• Brief: Extract every record, exactly as written, and ignore the pictures.

___

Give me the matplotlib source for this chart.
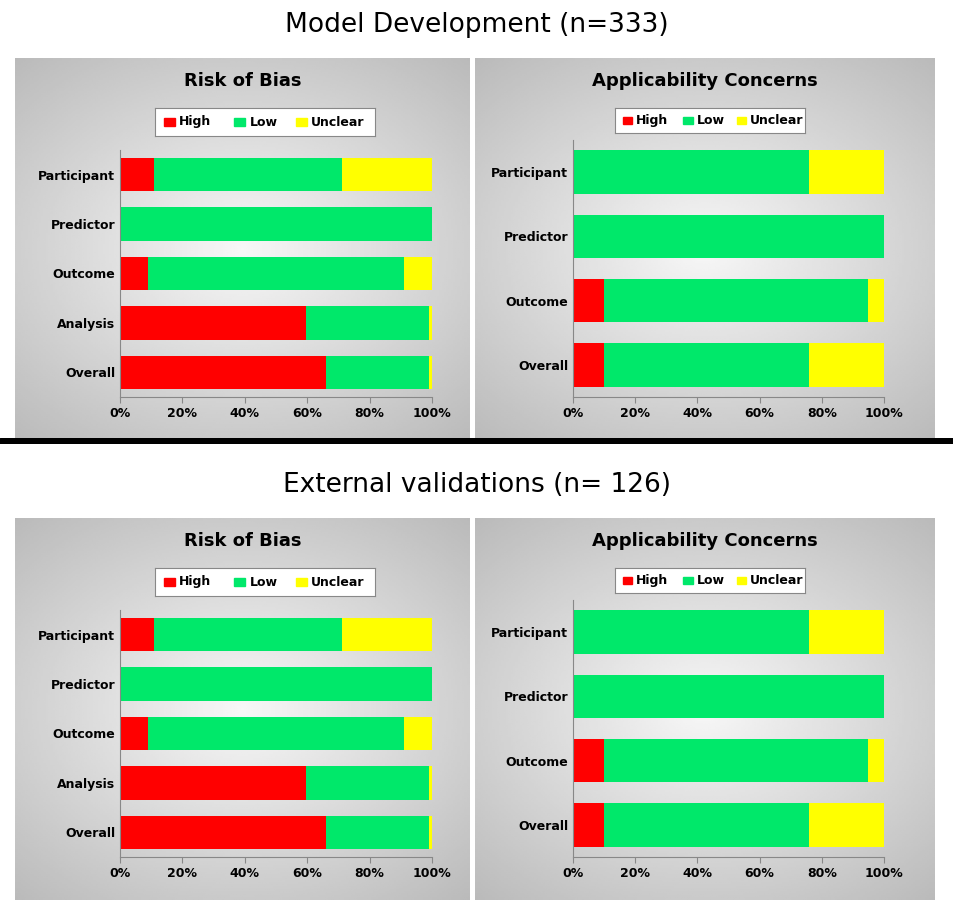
import numpy as np
import matplotlib
matplotlib.use('Agg')
import matplotlib.pyplot as plt
from matplotlib.patches import Rectangle

rob_labels = ['Participant', 'Predictor', 'Outcome', 'Analysis', 'Overall']
rob_high = [11, 0, 9, 59.5, 66]
rob_low = [60, 100, 82, 39.5, 33]
rob_unclear = [29, 0, 9, 1, 1]

app_labels = ['Participant', 'Predictor', 'Outcome', 'Overall']
app_high = [0, 0, 10, 10]
app_low = [76, 100, 85, 66]
app_unclear = [24, 0, 5, 24]

titles = ['Model Development (n=333)', 'External validations (n= 126)']
ticks = [0, 20, 40, 60, 80, 100]
colors = ['#ff0000', '#00e86a', '#ffff00']
W, H = 954, 915

fig = plt.figure(figsize=(W/100, H/100), dpi=100)

def fr(x0, y0, x1, y1):
    return [x0/W, 1-y1/H, (x1-x0)/W, (y1-y0)/H]

yy, xx = np.mgrid[-1:1:200j, -1:1:200j]
grad = 0.97 - 0.25*np.clip(np.sqrt(xx**2*0.8 + yy**2), 0, 1.4)/1.4

def panel(box, axbox, title, labels, hi, lo, un, legbox):
    bg = fig.add_axes(fr(*box))
    bg.imshow(grad, cmap='gray', vmin=0, vmax=1, aspect='auto', extent=[0, 1, 0, 1])
    bg.set_axis_off()
    bg.text(0.5, 0.94, title, ha='center', va='center', fontsize=13, fontweight='bold')
    ax = fig.add_axes(fr(*axbox))
    ax.patch.set_alpha(0)
    y = np.arange(len(labels))
    left = np.zeros(len(labels))
    for vals, c, name in zip([hi, lo, un], colors, ['High', 'Low', 'Unclear']):
        ax.barh(y, vals, left=left, color=c, height=0.68, label=name)
        left += np.array(vals)
    ax.set_ylim(len(labels)-0.5, -0.5)
    ax.set_xlim(0, 100)
    ax.set_yticks(y)
    ax.set_yticklabels(labels, fontsize=9, fontweight='bold')
    ax.set_xticks(ticks)
    ax.set_xticklabels([f'{t}%' for t in ticks], fontsize=9, fontweight='bold')
    for s in ['top', 'right']:
        ax.spines[s].set_visible(False)
    ax.spines['left'].set_color('#888888')
    ax.spines['bottom'].set_color('#888888')
    ax.tick_params(axis='y', length=0)
    ax.tick_params(axis='x', direction='out', length=4, color='#888888')
    lax = fig.add_axes(fr(*legbox))
    lax.set_xlim(0, 1); lax.set_ylim(0, 1)
    lax.set_xticks([]); lax.set_yticks([])
    lax.patch.set_facecolor('white')
    for s in lax.spines.values():
        s.set_color('#888888')
    xs = [0.1, 0.42, 0.7]
    for x, c, name in zip(xs, colors, ['High', 'Low', 'Unclear']):
        lax.add_patch(Rectangle((x-0.06, 0.35), 0.05, 0.3, color=c))
        lax.text(x+0.01, 0.5, name, va='center', fontsize=9, fontweight='bold')

for k, yoff in enumerate([0, 460]):
    fig.text(0.5, 1-(25+yoff)/H, titles[k], ha='center', va='center', fontsize=19)
    panel((15, 58+yoff, 470, 440+yoff), (120, 150+yoff, 432, 397+yoff),
          'Risk of Bias', rob_labels, rob_high, rob_low, rob_unclear,
          (155, 108+yoff, 375, 136+yoff))
    panel((475, 58+yoff, 935, 440+yoff), (573, 140+yoff, 884, 397+yoff),
          'Applicability Concerns', app_labels, app_high, app_low, app_unclear,
          (615, 108+yoff, 805, 133+yoff))

line = fig.add_axes(fr(0, 438, W, 444))
line.set_axis_off()
line.add_patch(Rectangle((0, 0), 1, 1, color='black', transform=line.transAxes))

fig.savefig('out.png', dpi=100)
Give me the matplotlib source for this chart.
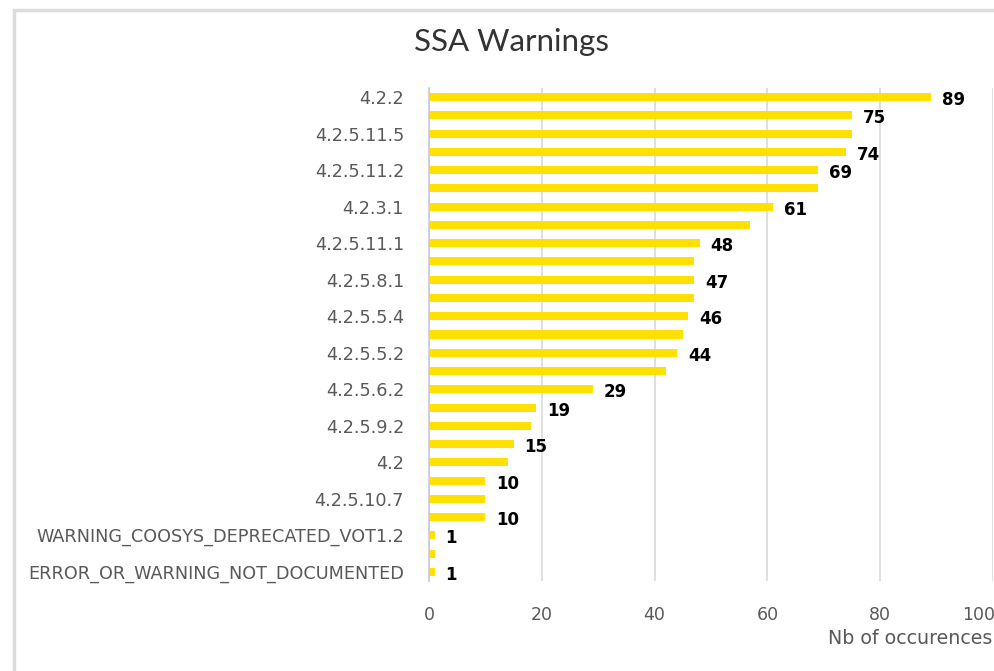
import matplotlib
matplotlib.use("Agg")
import matplotlib.pyplot as plt
from matplotlib.patches import Rectangle
from matplotlib.transforms import ScaledTranslation

# ---- data (top to bottom) ----
categories = [
    "4.2.2", "", "4.2.5.11.5", "", "4.2.5.11.2", "", "4.2.3.1", "",
    "4.2.5.11.1", "", "4.2.5.8.1", "", "4.2.5.5.4", "", "4.2.5.5.2", "",
    "4.2.5.6.2", "", "4.2.5.9.2", "", "4.2", "", "4.2.5.10.7", "",
    "WARNING_COOSYS_DEPRECATED_VOT1.2", "", "ERROR_OR_WARNING_NOT_DOCUMENTED",
]
values = [89, 75, 75, 74, 69, 69, 61, 57, 48, 47, 47, 47, 46, 45, 44, 42,
          29, 19, 18, 15, 14, 10, 10, 10, 1, 1, 1]
# indices (top to bottom) whose value label is displayed
labelled = [0, 1, 3, 4, 6, 8, 10, 12, 14, 16, 17, 19, 21, 23, 24, 26]
x_ticks = [0, 20, 40, 60, 80, 100]
title = "SSA Warnings"
x_label = "Nb of occurences"

W, H = 994, 671
fig = plt.figure(figsize=(W / 100, H / 100), dpi=100)
fig.patch.set_facecolor("white")

# card border (behind everything)
card = Rectangle((14 / W, -0.1), 1.2, 1 - 10 / H + 0.1,
                 transform=fig.transFigure, facecolor="white",
                 edgecolor="#dcdcdc", linewidth=2.5, zorder=-10)
fig.patches.append(card)

ax = fig.add_axes([429 / W, 1 - 581 / H, (993 - 429) / W, (581 - 88) / H],
                  zorder=5)
ax.set_facecolor("none")

n = len(values)
ypos = list(range(n))
ax.barh(ypos, values, height=0.44, color="#FFE000", zorder=3)
ax.set_ylim(n - 0.5, -0.5)
ax.set_xlim(0, 100)

ax.set_yticks(ypos)
ax.set_yticklabels(categories, fontsize=12.7, color="#595959",
                   family="DejaVu Sans")
ax.set_xticks(x_ticks)
ax.set_xticklabels([str(t) for t in x_ticks], fontsize=12.5, color="#595959")
ax.tick_params(axis="y", length=0, pad=18)
ax.tick_params(axis="x", length=0, pad=18)
# nudge the last tick label so it stays inside the picture
last = ax.get_xticklabels()[-1]
last.set_transform(last.get_transform() +
                   ScaledTranslation(-14 / 100, 0, fig.dpi_scale_trans))

ax.grid(axis="x", color="#d9d9d9", linewidth=1.2, zorder=0)
for s in ["top", "right", "bottom"]:
    ax.spines[s].set_visible(False)
ax.spines["left"].set_color("#c3cbdc")
ax.spines["left"].set_linewidth(1.2)
ax.spines["left"].set_zorder(4)

for i in labelled:
    ax.annotate(str(values[i]), (values[i], i), xytext=(11, -3),
                textcoords="offset pixels", ha="left", va="center",
                fontsize=12, fontweight="bold", color="black")

fig.text(512 / W, 1 - 42 / H, title, ha="center", va="center",
         fontsize=22.5, color="#333333", family="Lato")
fig.text(992 / W, 1 - 638 / H, x_label, ha="right", va="center",
         fontsize=13.7, color="#595959")

fig.savefig("out.png", dpi=100, facecolor="white")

___

• In response:
Give me the matplotlib source for this chart.
import numpy as np
import matplotlib
matplotlib.use('Agg')
import matplotlib.pyplot as plt
from matplotlib.patches import Rectangle

rob_labels = ['Participant', 'Predictor', 'Outcome', 'Analysis', 'Overall']
rob_high = [11, 0, 9, 59.5, 66]
rob_low = [60, 100, 82, 39.5, 33]
rob_unclear = [29, 0, 9, 1, 1]

app_labels = ['Participant', 'Predictor', 'Outcome', 'Overall']
app_high = [0, 0, 10, 10]
app_low = [76, 100, 85, 66]
app_unclear = [24, 0, 5, 24]

titles = ['Model Development (n=333)', 'External validations (n= 126)']
ticks = [0, 20, 40, 60, 80, 100]
colors = ['#ff0000', '#00e86a', '#ffff00']
W, H = 954, 915

fig = plt.figure(figsize=(W/100, H/100), dpi=100)

def fr(x0, y0, x1, y1):
    return [x0/W, 1-y1/H, (x1-x0)/W, (y1-y0)/H]

yy, xx = np.mgrid[-1:1:200j, -1:1:200j]
grad = 0.97 - 0.25*np.clip(np.sqrt(xx**2*0.8 + yy**2), 0, 1.4)/1.4

def panel(box, axbox, title, labels, hi, lo, un, legbox):
    bg = fig.add_axes(fr(*box))
    bg.imshow(grad, cmap='gray', vmin=0, vmax=1, aspect='auto', extent=[0, 1, 0, 1])
    bg.set_axis_off()
    bg.text(0.5, 0.94, title, ha='center', va='center', fontsize=13, fontweight='bold')
    ax = fig.add_axes(fr(*axbox))
    ax.patch.set_alpha(0)
    y = np.arange(len(labels))
    left = np.zeros(len(labels))
    for vals, c, name in zip([hi, lo, un], colors, ['High', 'Low', 'Unclear']):
        ax.barh(y, vals, left=left, color=c, height=0.68, label=name)
        left += np.array(vals)
    ax.set_ylim(len(labels)-0.5, -0.5)
    ax.set_xlim(0, 100)
    ax.set_yticks(y)
    ax.set_yticklabels(labels, fontsize=9, fontweight='bold')
    ax.set_xticks(ticks)
    ax.set_xticklabels([f'{t}%' for t in ticks], fontsize=9, fontweight='bold')
    for s in ['top', 'right']:
        ax.spines[s].set_visible(False)
    ax.spines['left'].set_color('#888888')
    ax.spines['bottom'].set_color('#888888')
    ax.tick_params(axis='y', length=0)
    ax.tick_params(axis='x', direction='out', length=4, color='#888888')
    lax = fig.add_axes(fr(*legbox))
    lax.set_xlim(0, 1); lax.set_ylim(0, 1)
    lax.set_xticks([]); lax.set_yticks([])
    lax.patch.set_facecolor('white')
    for s in lax.spines.values():
        s.set_color('#888888')
    xs = [0.1, 0.42, 0.7]
    for x, c, name in zip(xs, colors, ['High', 'Low', 'Unclear']):
        lax.add_patch(Rectangle((x-0.06, 0.35), 0.05, 0.3, color=c))
        lax.text(x+0.01, 0.5, name, va='center', fontsize=9, fontweight='bold')

for k, yoff in enumerate([0, 460]):
    fig.text(0.5, 1-(25+yoff)/H, titles[k], ha='center', va='center', fontsize=19)
    panel((15, 58+yoff, 470, 440+yoff), (120, 150+yoff, 432, 397+yoff),
          'Risk of Bias', rob_labels, rob_high, rob_low, rob_unclear,
          (155, 108+yoff, 375, 136+yoff))
    panel((475, 58+yoff, 935, 440+yoff), (573, 140+yoff, 884, 397+yoff),
          'Applicability Concerns', app_labels, app_high, app_low, app_unclear,
          (615, 108+yoff, 805, 133+yoff))

line = fig.add_axes(fr(0, 438, W, 444))
line.set_axis_off()
line.add_patch(Rectangle((0, 0), 1, 1, color='black', transform=line.transAxes))

fig.savefig('out.png', dpi=100)
Give me the matplotlib source for this chart.
import matplotlib
matplotlib.use("Agg")
import matplotlib.pyplot as plt
from matplotlib.patches import Rectangle
from matplotlib.transforms import ScaledTranslation

# ---- data (top to bottom) ----
categories = [
    "4.2.2", "", "4.2.5.11.5", "", "4.2.5.11.2", "", "4.2.3.1", "",
    "4.2.5.11.1", "", "4.2.5.8.1", "", "4.2.5.5.4", "", "4.2.5.5.2", "",
    "4.2.5.6.2", "", "4.2.5.9.2", "", "4.2", "", "4.2.5.10.7", "",
    "WARNING_COOSYS_DEPRECATED_VOT1.2", "", "ERROR_OR_WARNING_NOT_DOCUMENTED",
]
values = [89, 75, 75, 74, 69, 69, 61, 57, 48, 47, 47, 47, 46, 45, 44, 42,
          29, 19, 18, 15, 14, 10, 10, 10, 1, 1, 1]
# indices (top to bottom) whose value label is displayed
labelled = [0, 1, 3, 4, 6, 8, 10, 12, 14, 16, 17, 19, 21, 23, 24, 26]
x_ticks = [0, 20, 40, 60, 80, 100]
title = "SSA Warnings"
x_label = "Nb of occurences"

W, H = 994, 671
fig = plt.figure(figsize=(W / 100, H / 100), dpi=100)
fig.patch.set_facecolor("white")

# card border (behind everything)
card = Rectangle((14 / W, -0.1), 1.2, 1 - 10 / H + 0.1,
                 transform=fig.transFigure, facecolor="white",
                 edgecolor="#dcdcdc", linewidth=2.5, zorder=-10)
fig.patches.append(card)

ax = fig.add_axes([429 / W, 1 - 581 / H, (993 - 429) / W, (581 - 88) / H],
                  zorder=5)
ax.set_facecolor("none")

n = len(values)
ypos = list(range(n))
ax.barh(ypos, values, height=0.44, color="#FFE000", zorder=3)
ax.set_ylim(n - 0.5, -0.5)
ax.set_xlim(0, 100)

ax.set_yticks(ypos)
ax.set_yticklabels(categories, fontsize=12.7, color="#595959",
                   family="DejaVu Sans")
ax.set_xticks(x_ticks)
ax.set_xticklabels([str(t) for t in x_ticks], fontsize=12.5, color="#595959")
ax.tick_params(axis="y", length=0, pad=18)
ax.tick_params(axis="x", length=0, pad=18)
# nudge the last tick label so it stays inside the picture
last = ax.get_xticklabels()[-1]
last.set_transform(last.get_transform() +
                   ScaledTranslation(-14 / 100, 0, fig.dpi_scale_trans))

ax.grid(axis="x", color="#d9d9d9", linewidth=1.2, zorder=0)
for s in ["top", "right", "bottom"]:
    ax.spines[s].set_visible(False)
ax.spines["left"].set_color("#c3cbdc")
ax.spines["left"].set_linewidth(1.2)
ax.spines["left"].set_zorder(4)

for i in labelled:
    ax.annotate(str(values[i]), (values[i], i), xytext=(11, -3),
                textcoords="offset pixels", ha="left", va="center",
                fontsize=12, fontweight="bold", color="black")

fig.text(512 / W, 1 - 42 / H, title, ha="center", va="center",
         fontsize=22.5, color="#333333", family="Lato")
fig.text(992 / W, 1 - 638 / H, x_label, ha="right", va="center",
         fontsize=13.7, color="#595959")

fig.savefig("out.png", dpi=100, facecolor="white")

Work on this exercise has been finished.